→ Problem statement:
Return precisely the span of lines from the top of the material below to the line containing "plt.rcParams['font.family'] = ['Liberation", both included. Pictures are excluded.

→ Data extract:

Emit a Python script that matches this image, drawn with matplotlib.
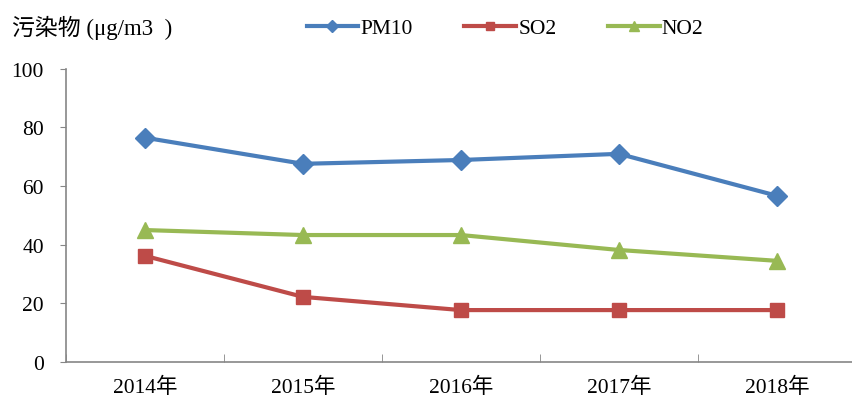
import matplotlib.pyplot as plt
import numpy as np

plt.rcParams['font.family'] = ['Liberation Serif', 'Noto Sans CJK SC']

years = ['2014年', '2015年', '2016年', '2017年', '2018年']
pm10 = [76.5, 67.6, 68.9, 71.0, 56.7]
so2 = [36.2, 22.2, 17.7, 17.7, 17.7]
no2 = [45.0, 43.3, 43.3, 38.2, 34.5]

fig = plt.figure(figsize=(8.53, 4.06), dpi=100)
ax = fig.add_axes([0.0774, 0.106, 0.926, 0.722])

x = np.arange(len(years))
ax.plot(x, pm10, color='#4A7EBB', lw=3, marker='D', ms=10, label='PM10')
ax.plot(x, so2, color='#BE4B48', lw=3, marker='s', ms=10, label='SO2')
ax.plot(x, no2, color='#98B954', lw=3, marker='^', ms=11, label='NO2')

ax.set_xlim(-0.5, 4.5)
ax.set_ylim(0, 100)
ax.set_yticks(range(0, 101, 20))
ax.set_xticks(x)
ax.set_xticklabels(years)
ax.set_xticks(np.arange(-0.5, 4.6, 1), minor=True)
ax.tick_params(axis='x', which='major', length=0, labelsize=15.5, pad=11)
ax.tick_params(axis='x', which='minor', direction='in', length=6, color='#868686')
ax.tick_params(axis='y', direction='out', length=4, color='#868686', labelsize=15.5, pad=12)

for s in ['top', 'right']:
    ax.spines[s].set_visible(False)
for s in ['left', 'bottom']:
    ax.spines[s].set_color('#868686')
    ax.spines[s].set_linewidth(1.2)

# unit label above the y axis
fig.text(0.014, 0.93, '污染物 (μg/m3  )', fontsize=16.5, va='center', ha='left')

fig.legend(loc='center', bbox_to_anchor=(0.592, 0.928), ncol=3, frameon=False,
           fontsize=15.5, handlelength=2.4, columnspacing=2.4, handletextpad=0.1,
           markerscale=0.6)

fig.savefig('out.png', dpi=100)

→ Answer to this problem:
Emit a Python script that matches this image, drawn with matplotlib.
import matplotlib.pyplot as plt
import numpy as np

plt.rcParams['font.family'] = ['Liberation Serif', 'Noto Sans CJK SC']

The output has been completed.